“How is my business doing?”
This is a pressing question which every leader wants answers to because they give the leaders insights into the health of the business.
The best indicator of a business’ performance, apart from revenue, is how customers perceive it. This is why businesses try measuring customer satisfaction surveys through questionnaires and phone calls.
The problems with depending heavily on this approach are as follows:
- Most numbers of customers don’t respond to initiatives of measuring customer satisfaction. Only the ones that are very happy or unhappy with the service will do so, which comprise less than 10 percent of the volume reached out to. As a result, companies could make broader decisions based on a tiny subset of data.

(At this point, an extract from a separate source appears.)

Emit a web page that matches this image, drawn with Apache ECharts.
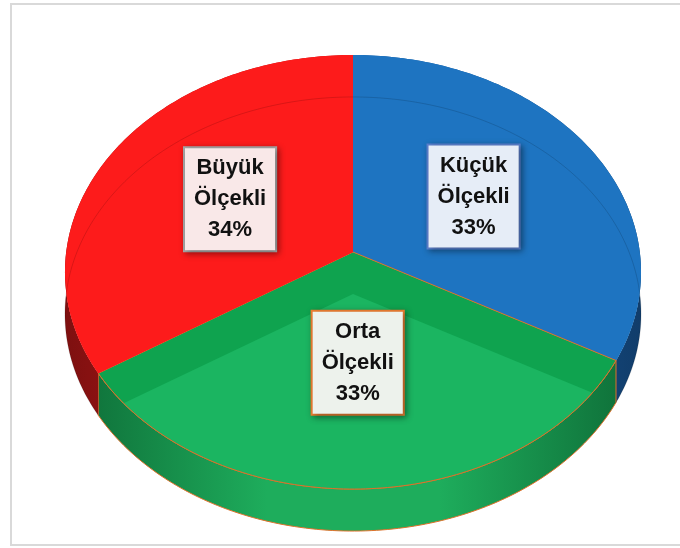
<!DOCTYPE html>
<html>
<head>
<meta charset="utf-8">
<script src="https://cdn.jsdelivr.net/npm/echarts@6/dist/echarts.min.js"></script>
<style>
  html, body { margin: 0; padding: 0; background: #fff; }
  #main { width: 680px; height: 548px; }
</style>
</head>
<body>
<div id="main"></div>
<script>
// veriler
const categories = ['Küçük Ölçekli', 'Orta Ölçekli', 'Büyük Ölçekli'];
const shares = [33, 33, 34];

// dilim renkleri
const topColors  = ['#1e74c1', '#0fa34f', '#fd1b1b'];
const seeColors  = ['#1e74c1', '#1bb561', '#fd1b1b'];
const wallEdge   = ['#113d6b', '#0e6c37', '#7e1010'];
const wallMid    = ['#1a5fa3', '#1ead5c', '#c81919'];
const edgeStroke = [null, '#e0702a', null];
const boxFill    = ['#e6edf7', '#edf2ec', '#f9e8e8'];
const boxBorder  = ['#5a7fcd', '#ed7d31', '#a6a6a6'];

// perspektif geometri
const CX = 353, CY = 252, RX = 286.8, RY = 215.2, PERSP = -0.0922, DEPTH = 42;

const total = shares.reduce((a, b) => a + b, 0);
const angles = [];
let acc = 0;
shares.forEach(v => {
    const a0 = acc * 360 / total;
    acc += v;
    angles.push([a0, acc * 360 / total]);
});

function proj(deg, r, z) {
    const t = deg * Math.PI / 180;
    const u = r * Math.sin(t), v = -r * Math.cos(t);
    const d = 1 + PERSP * v;
    return [CX + RX * u / d, CY + RY * v / d + z];
}

function arc(a0, a1, z) {
    const n = Math.max(2, Math.ceil(Math.abs(a1 - a0)));
    const pts = [];
    for (let i = 0; i <= n; i++) pts.push(proj(a0 + (a1 - a0) * i / n, 1, z));
    return pts;
}

function sector(a0, a1, z) {
    return [proj(0, 0, z)].concat(arc(a0, a1, z));
}

function intersect(P, Q, A, B) {
    const d1x = Q[0] - P[0], d1y = Q[1] - P[1];
    const d2x = B[0] - A[0], d2y = B[1] - A[1];
    const den = d1x * d2y - d1y * d2x;
    const t = ((A[0] - P[0]) * d2y - (A[1] - P[1]) * d2x) / den;
    return [P[0] + t * d1x, P[1] + t * d1y];
}

// convex kırpma (Sutherland-Hodgman)
function clipPoly(subject, clip) {
    let area = 0;
    for (let i = 0; i < clip.length; i++) {
        const p = clip[i], q = clip[(i + 1) % clip.length];
        area += p[0] * q[1] - q[0] * p[1];
    }
    const sgn = area > 0 ? 1 : -1;
    let out = subject;
    for (let i = 0; i < clip.length && out.length; i++) {
        const A = clip[i], B = clip[(i + 1) % clip.length];
        const inside = p => sgn * ((B[0] - A[0]) * (p[1] - A[1]) - (B[1] - A[1]) * (p[0] - A[0])) >= 0;
        const inp = out;
        out = [];
        for (let j = 0; j < inp.length; j++) {
            const P = inp[j], Q = inp[(j + 1) % inp.length];
            const pin = inside(P), qin = inside(Q);
            if (pin) {
                out.push(P);
                if (!qin) out.push(intersect(P, Q, A, B));
            } else if (qin) {
                out.push(intersect(P, Q, A, B));
            }
        }
    }
    return out;
}

function wallGradient(i) {
    return new echarts.graphic.LinearGradient(CX - RX, 0, CX + RX, 0, [
        { offset: 0, color: wallEdge[i] },
        { offset: 0.35, color: wallMid[i] },
        { offset: 0.65, color: wallMid[i] },
        { offset: 1, color: wallEdge[i] }
    ], true);
}

function renderWalls(params, api) {
    const i = params.dataIndex;
    const [a0, a1] = angles[i];
    const pts = arc(a0, a1, 0).concat(arc(a1, a0, DEPTH));
    return {
        type: 'polygon',
        shape: { points: pts },
        style: {
            fill: wallGradient(i),
            stroke: edgeStroke[i] || 'none',
            lineWidth: 1
        }
    };
}

function renderTops(params, api) {
    const i = params.dataIndex;
    const [a0, a1] = angles[i];
    const top = sector(a0, a1, 0);
    const children = [];
    children.push({
        type: 'polygon',
        shape: { points: top },
        style: { fill: topColors[i] }
    });
    // alt yüz (saydamlıktan görünen kısım)
    const seen = clipPoly(sector(a0, a1, DEPTH), top);
    if (seen.length > 2) {
        children.push({
            type: 'polygon',
            shape: { points: seen },
            style: { fill: seeColors[i] }
        });
    }
    if (!edgeStroke[i]) {
        children.push({
            type: 'polyline',
            shape: { points: arc(a0, a1, DEPTH) },
            style: { stroke: 'rgba(0,0,0,0.14)', lineWidth: 1, fill: 'none' }
        });
    } else {
        children.push({
            type: 'polygon',
            shape: { points: top },
            style: { fill: 'none', stroke: edgeStroke[i], lineWidth: 1 }
        });
    }
    return { type: 'group', children: children };
}

function renderLabels(params, api) {
    const i = params.dataIndex;
    const [a0, a1] = angles[i];
    const p = proj((a0 + a1) / 2, 0.5, 0);
    const text = categories[i].split(' ').join('\n') + '\n' + api.value(1) + '%';
    return {
        type: 'text',
        x: p[0],
        y: p[1] - 2,
        style: {
            text: text,
            font: 'bold 22px "Liberation Sans", Arial, sans-serif',
            fill: '#111',
            align: 'center',
            verticalAlign: 'middle',
            lineHeight: 31,
            padding: [5, 9, 4, 9],
            backgroundColor: boxFill[i],
            borderColor: boxBorder[i],
            borderWidth: 2,
            shadowBlur: 6,
            shadowColor: 'rgba(0,0,0,0.35)',
            shadowOffsetX: 2,
            shadowOffsetY: 2
        }
    };
}

const seriesData = shares.map((v, i) => [i, v]);

const myChart = echarts.init(document.getElementById('main'));
myChart.setOption({
    animation: false,
    graphic: [{
        type: 'rect',
        shape: { x: 11, y: 4, width: 700, height: 541 },
        style: { fill: 'none', stroke: '#d9d9d9', lineWidth: 2 },
        z: -10
    }],
    series: [
        { type: 'custom', coordinateSystem: 'none', renderItem: renderWalls, data: seriesData, z: 1 },
        { type: 'custom', coordinateSystem: 'none', renderItem: renderTops, data: seriesData, z: 2 },
        { type: 'custom', coordinateSystem: 'none', renderItem: renderLabels, data: seriesData, z: 3 }
    ]
});
</script>
</body>
</html>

- Leaders might assume that everything is fine since their personal relations with customers are good. But being too close makes them miss red flags which indicate that the customer is turning unhappy and might switch to a competitor.

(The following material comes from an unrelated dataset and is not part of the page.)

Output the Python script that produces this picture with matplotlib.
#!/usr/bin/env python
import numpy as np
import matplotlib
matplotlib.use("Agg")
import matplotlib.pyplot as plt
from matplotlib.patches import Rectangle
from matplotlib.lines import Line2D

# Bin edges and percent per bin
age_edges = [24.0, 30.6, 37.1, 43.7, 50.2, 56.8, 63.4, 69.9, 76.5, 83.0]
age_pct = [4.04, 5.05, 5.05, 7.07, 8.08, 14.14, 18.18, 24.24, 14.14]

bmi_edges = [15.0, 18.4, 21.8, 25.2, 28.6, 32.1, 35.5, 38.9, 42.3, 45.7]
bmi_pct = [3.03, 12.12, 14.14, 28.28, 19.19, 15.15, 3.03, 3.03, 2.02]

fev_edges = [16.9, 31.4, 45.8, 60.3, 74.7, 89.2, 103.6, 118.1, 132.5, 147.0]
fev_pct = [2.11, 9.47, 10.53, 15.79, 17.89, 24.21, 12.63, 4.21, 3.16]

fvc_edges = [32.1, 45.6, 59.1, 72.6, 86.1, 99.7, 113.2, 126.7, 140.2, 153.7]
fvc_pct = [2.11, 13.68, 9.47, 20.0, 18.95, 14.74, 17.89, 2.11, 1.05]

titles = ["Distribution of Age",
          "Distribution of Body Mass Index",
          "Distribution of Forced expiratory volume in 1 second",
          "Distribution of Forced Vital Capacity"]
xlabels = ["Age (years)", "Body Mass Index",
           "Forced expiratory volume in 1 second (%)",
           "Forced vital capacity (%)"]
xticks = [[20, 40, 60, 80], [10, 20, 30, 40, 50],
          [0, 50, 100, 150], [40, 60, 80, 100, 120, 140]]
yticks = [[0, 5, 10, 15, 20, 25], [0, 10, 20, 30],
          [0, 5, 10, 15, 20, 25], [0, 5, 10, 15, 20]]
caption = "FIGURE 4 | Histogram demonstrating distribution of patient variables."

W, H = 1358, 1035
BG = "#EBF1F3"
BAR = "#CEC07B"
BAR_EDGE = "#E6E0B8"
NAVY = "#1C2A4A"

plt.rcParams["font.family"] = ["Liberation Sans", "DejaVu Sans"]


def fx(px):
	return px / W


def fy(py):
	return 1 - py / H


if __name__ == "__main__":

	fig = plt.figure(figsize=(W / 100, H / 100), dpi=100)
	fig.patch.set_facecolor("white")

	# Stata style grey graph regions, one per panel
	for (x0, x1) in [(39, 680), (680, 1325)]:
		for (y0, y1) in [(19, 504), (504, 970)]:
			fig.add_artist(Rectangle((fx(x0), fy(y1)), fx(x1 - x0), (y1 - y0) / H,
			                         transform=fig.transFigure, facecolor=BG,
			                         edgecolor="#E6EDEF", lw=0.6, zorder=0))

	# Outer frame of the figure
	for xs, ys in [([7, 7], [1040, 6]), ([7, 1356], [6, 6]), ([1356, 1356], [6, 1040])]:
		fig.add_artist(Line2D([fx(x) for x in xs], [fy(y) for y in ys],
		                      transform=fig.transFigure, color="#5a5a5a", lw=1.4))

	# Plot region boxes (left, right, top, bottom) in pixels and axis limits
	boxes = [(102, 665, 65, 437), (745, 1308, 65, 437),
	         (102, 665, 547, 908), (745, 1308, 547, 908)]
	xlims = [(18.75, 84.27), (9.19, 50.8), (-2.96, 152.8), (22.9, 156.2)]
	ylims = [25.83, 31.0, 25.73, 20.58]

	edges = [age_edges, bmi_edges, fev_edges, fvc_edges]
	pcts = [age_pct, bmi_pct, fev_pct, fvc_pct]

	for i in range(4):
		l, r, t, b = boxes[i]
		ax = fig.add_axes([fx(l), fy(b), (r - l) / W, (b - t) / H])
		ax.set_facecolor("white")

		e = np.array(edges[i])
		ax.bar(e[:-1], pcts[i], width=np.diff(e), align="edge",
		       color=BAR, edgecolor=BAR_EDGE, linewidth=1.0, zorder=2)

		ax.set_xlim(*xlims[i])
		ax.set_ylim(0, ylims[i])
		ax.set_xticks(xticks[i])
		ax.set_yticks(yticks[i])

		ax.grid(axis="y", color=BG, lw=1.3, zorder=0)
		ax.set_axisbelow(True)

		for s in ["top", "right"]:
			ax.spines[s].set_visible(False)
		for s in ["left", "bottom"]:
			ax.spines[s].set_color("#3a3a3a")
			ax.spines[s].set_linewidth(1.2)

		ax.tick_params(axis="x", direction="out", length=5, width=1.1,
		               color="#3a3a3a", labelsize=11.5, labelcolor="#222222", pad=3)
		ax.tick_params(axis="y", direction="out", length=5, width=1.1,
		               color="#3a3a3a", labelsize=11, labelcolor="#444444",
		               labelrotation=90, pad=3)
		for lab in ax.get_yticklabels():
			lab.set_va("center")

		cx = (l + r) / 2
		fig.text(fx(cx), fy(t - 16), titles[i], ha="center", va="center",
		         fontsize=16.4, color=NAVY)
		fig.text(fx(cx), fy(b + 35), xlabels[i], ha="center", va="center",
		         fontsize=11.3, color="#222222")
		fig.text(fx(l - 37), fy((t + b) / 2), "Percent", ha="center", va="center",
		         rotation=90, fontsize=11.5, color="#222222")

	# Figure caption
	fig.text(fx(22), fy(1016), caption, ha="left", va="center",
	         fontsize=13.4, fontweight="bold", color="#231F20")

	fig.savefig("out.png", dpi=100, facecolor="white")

- Companies could ask vague questions in their customer satisfaction questionnaires and get answers that satisfy their egos. But it doesn’t give specific insights into why customers are happy or unhappy, and companies are caught napping when customers quietly switch to a competitor.
This is not to downplay the importance of customer satisfaction surveys. They are important. But companies should avoid relying too heavily on these surveys. Otherwise, by the time they realize their mistakes in data analysis, it’s too late.
Here are five tangible metrics that your company can use to measure customer satisfaction and gauge your business health.
1. Repeat Purchases
If customers face a problem with your product, they may complain if the problem is of high concern for them. If they find a quicker alternative to their problem, they might not even complain.
You could solve your customers’ problems if you know about it, but you might not know whether they’re satisfied if they don’t respond to questionnaires or phone calls.
At such times, a simple way to check whether customers are happy with your resolution is whether they’ve purchased again from you or renewed their subscriptions. This is especially useful for e-commerce and subscription-based companies.
After you close a customer complaint ticket, track how long it takes for the customer purchases from you again. If it’s longer than the average frequency, follow up with them. You will enhance your customer’s experience by showing that you care.
2. Customer Wallet Share
Customers rarely make all their purchases from a single source. However, the quantity of their purchases is directly proportional to their trust level of the source.
An increase in customer spending on your products or services indicates that they’re highly satisfied with what you sell. Conversely, a reduction in spending means customers could be weighing other options or may have already found some.
For instance, when our CRM software customers purchase more licenses or more software from us, we get more share of their wallet because they’re satisfied with our existing product.
Track the results of your attempts to upsell/cross-sell to existing customers. A positive response indicates a positive customer satisfaction level.
3. Contribution to Turnover
Pareto’s Law states that 80% of results come from 20% causes. Similarly, around 80% of your revenue comes from 20% of your customers. (If you analyze your invoices, you’ll find a similar pattern.)
When customers become part of this 20%, it means you provide them with more than just a product that is easily available in the market.
Track how much quarterly revenue your important customers contribute to your overall turnover. An increase in revenue contribution is a positive sign. Stagnation or decrease should lead you to examine where you’re lacking in delivering value.
4. Number of Referrals Given
Highly satisfied customers don’t just open their wallets to you. They also generate a good number of referrals for you. Since you help such customers achieve their goals, they want to return the favor by helping you achieve yours.
It’s common knowledge that referrals are the most effective source of business. So, the more customers refer people in their circles to you, the higher their satisfaction level with your business.
Ask customers for referrals and record them. Also, when you get new inbound customers, ask them how they heard about you. Make generating referrals an integral part of your customer acquisition strategy not just for more business but also because it indicates that you’re keeping customers happy.
5. CSAT Scores
As I said, this post is not to downplay the importance of CSAT. Measuring CSAT is important. But numbers are useless by themselves. In order to make your CSAT surveys effective, you must know what the numbers mean.
Identify which aspects will give you information on how you can enhance customer experience is important to make the activity effective. Ask customers specific questions about your product and open the floor for feedback.
Then analyze the responses in your software, identify patterns and work on them to enhance the customer experience. Thus, you’ll give your business a direction based on data instead of playing the guessing game.
The popular saying goes, “don’t put all your eggs in a single basket.” Similarly, don’t rely on a single metric to track how your business is doing.
Use a combination of two or three (or all) of the above metrics so that you can stay ahead of the curve.